Erst in den späteren Planungsphasen wurden ggf. Anpassungen vorgenommen, um die Funktion zu optimieren. Im Spannungsverhältnis von imaginierter Vision und reeller Ausführung dürfte sich das ästhetische und metaphorische Potenzial einer Fortifikationsidee entfaltet haben.
Idiom
Der fortifikatorische Gebrauch des Begriffes ‹Modell› veränderte sich im 17. Jahrhundert. Der Sprachgebrauch verlagerte sich von der aus der Praxis abgeleiteten Bedeutung des bildplastischen Arbeitsmodells hin zur theoriefähigen vorbildhaften Modellvorstellung. Das modellhafte System Adam Freitags bildete eine entscheidende Grundlage. Aus historischer Perspektive beschrieb Johann Jacob Werdmüller die Situation folgendermassen: «Die Holländische Fortification ist eine geraume Zeit in solcher Estime und Großachtung gewesen; daß sie von allen Bau- und Kriegs-Verständigen/ vor das rechte/ und auch vor das einige Muster und Modell, eines nach rechter Kriegs-Manier und Gebrauch/ eingerichtem wehrlichen und starcke˜ Defensiv-Baues gehalten worden/ wie dann gar viel namhaffte Scribenten solches einhellig bezeugen.» [27] Die Fixierung von Modellvorstellungen, in der Praxis beispielsweise in Form spezieller Messinstrumente, vollzog sich in der Theorie innerhalb der Sprache: Es entwickelten sich eine fachspezifische Terminologie, wissenschaftliche Standards für Argumentationen und Beweisführungen und innerhalb der Traktatliteratur auch ein Kanon an Standardwerken und Autoritäten, auf die sich nachfolgende Autoren stützen konnten.

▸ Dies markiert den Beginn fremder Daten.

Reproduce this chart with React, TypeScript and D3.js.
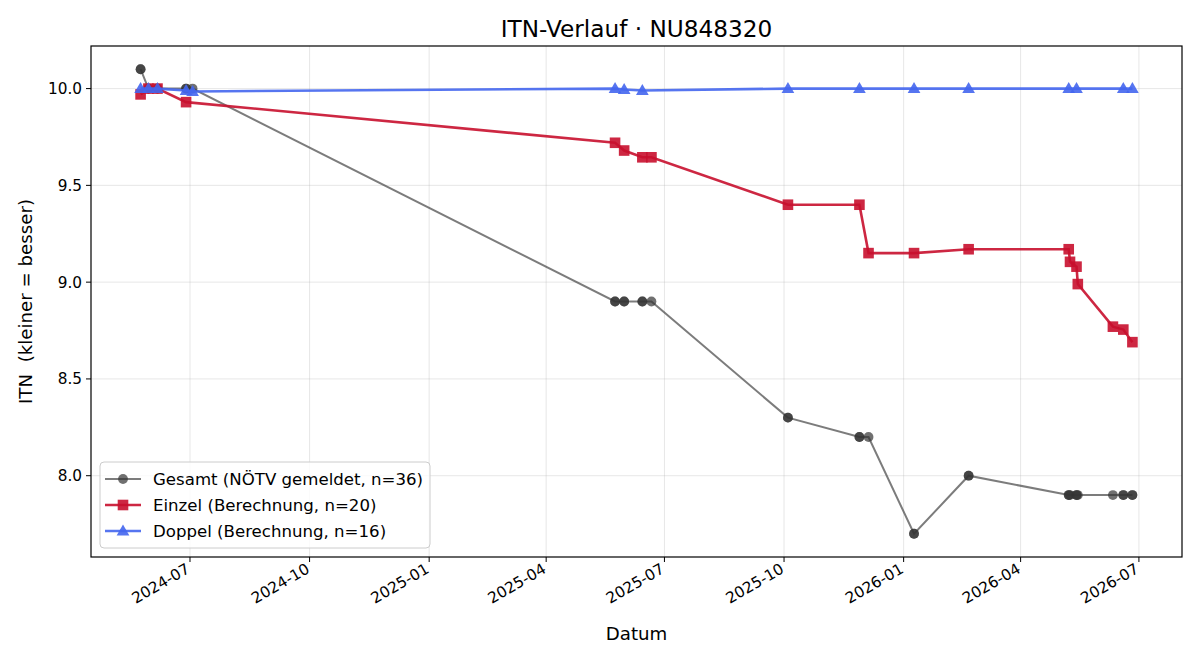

Verwissenschaftlichung und Entwicklung einer fortifikatorischen Terminologie verliefen parallel. Die fortifikatorischen Modellvorstellungen wurden als Systeme und Manieren vorgeführt, wobei beide Begriffe fliessend gebraucht wurden, was letztlich in der eigenen Empirie und Wissenschaftsgeschichte begründet lag. Als System galt eine weiter gefasste modellhafte Vorstellung von einer funktionsfähigen Fortifikation. Die Form reagierte dabei auf zeitgemässe militärische, strategische kriegs- und bautechnologische Rahmenbedingungen. Die Axiome und Parameter boten gewisse Gestaltungsspielräume für den fortifikatorischen Entwurf. Eine Manier dagegen war eine konkrete Formkonstellation, eine Spielart, die einem System zugeordnet werden konnte. Ingenieure und Autoren schlugen immer neue Manieren vor, die sie als besonders geeignet erachteten, weil ihr Formeffekt in einer spezifischen Prägung besonders günstig war, sie sich besonders schnell errichten liess, als besonders kostengünstig galt oder dergleichen.